Françoise Proust, mon épouse, avait un goût discret et n’aimait avoir autour d’elle que des objets de qualité qui lui plaisaient et dont elle pouvait user à tout moment tant en s’en servant qu’en les admirant.
Lorsque j’ai pris conscience, il y a presque vingt ans, que les quelques morceaux de terre vernissée grappillonés çà et là avaient pour intérêt d’être le fruit du travail méticuleux d’ouvriers qui méritent le titre d’artiste, j’ai compris que la chance m’avait favorisé en ne me faisant découvrir que des carreaux peints à la main.
Quel intérêt peut-on porter à ces carrés de diverses tailles qui ont pour grand défaut d’être lourds, très lourds lorsqu’ils s’entassent dans leurs casiers de rangement?
Quelle mémoire peut retenir tout ce qui les caractérise tant il y a eu de centres de productions?
Quelle folie nous a pris d’engager la mise en œuvre d’une telle collection doublée de celle de pièces de forme de mêmes provenances?
Toutes les réponses à ces questions comme à celles que se posent tous ceux qui sont venus et viennent encore «regarder » ces « choses » que certains n’appellent que « pavés », se résument en cette phrase qui pourrait être la devise d’un musée :
Ils sont la mémoire vivante du travail de milliers d’hommes.
Et c’est bien là le problème crucial de cette collection : s’ils sont des milliers à les avoir produits, ils sont des millions à avoir pris forme ce qui implique qu’elle peut être sans fin.
Tout le monde connaît Gien pour ses faïences ou Deft pour son bleu célèbre
Tout le monde connaît Longwy pour ses émaux et Creil pour son service Japon
Tout le monde connaît Beauvais, Desvres, Lille, Martres – Tolosane, Nevers ou Saint-Jean-du-Désert, Londres, Liverpool ou Winterthur mais qui sait et peut imaginer que tous ces lieux ont un point commun : le carreau de faïence utilitaire, sans oublier Rouen, Vron (ah ! son si beau bleu-vert !), Ponchon et Auneuil, Aire sur la Lys, les Boch de La Louvière, Goincourt et L’Italienne, Sarreguemines, Lunéville et tant d’autres lieux connus des seuls vrais amateurs
Les procédés mécaniques ont fait diminuer l’épaisseur des « tiles » et réduit les coûts de production en créant la décalcomanie mais aucune machine n’a remplacé le savoir-faire et le coup de patte d’une « peinteuse » sur émaux à Longwy ou Bordeaux, la finesse du trait du pinceau à un poil, la délicatesse du cloisonné à la seringue, le charme d’une scène champêtre ou d’un bouquet de fleurs au naturel, ce qui ne veut pas dire qu’un travail au pochoir est sans intérêt, qu’un brown-transfert rehaussé à la main de coloris tendres n’a pas sa place ici.

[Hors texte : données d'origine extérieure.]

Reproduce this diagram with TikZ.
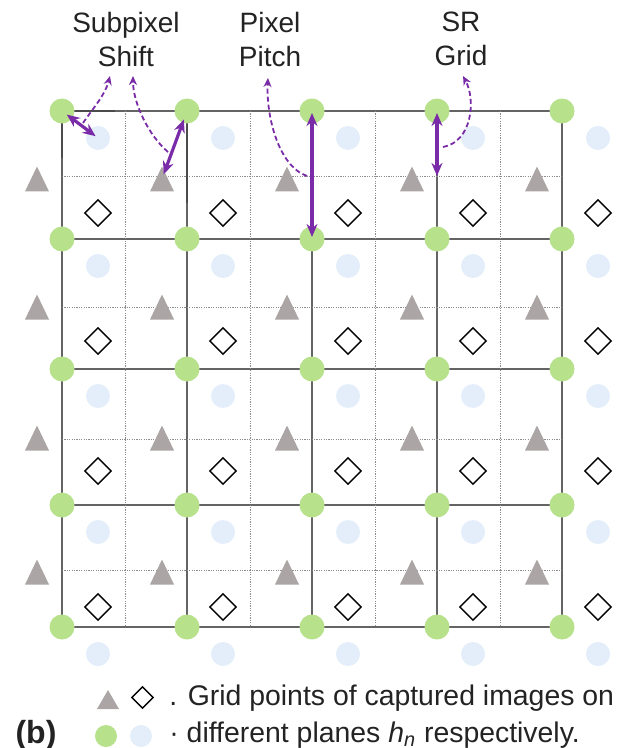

Un Tombeur, un Boulongne, un Wedgwood, un Hulst, Greber de Beauvais et Loebnitz, Dolleans, Hass et Roy, Legrip de Rouen, Vvares à Gien et tant d’autres artistes et patrons d’entreprises ne méritent pas de tomber dans l’oubli, et ce, uniquement parce qu’ils ont, même si le profit financier était un but, contribué à démontrer que l’homme sait se grandir en créant une œuvre impérissable puisque formée dans les matières mêmes des bases de notre monde : la terre et le feu.
C’est tout cela que nous aimions, c’est tout cela que nous avons voulu, dans la mesure de nos faibles moyens, préserver et transmettre à celui ou ceux qui ont compris comme nous que notre devoir est de respecter, admirer et préserver le travail et le savoir-faire des gens simples qui ont donné leurs vies à la création d’objets qui d’utilitaires sont devenus pièces de musées.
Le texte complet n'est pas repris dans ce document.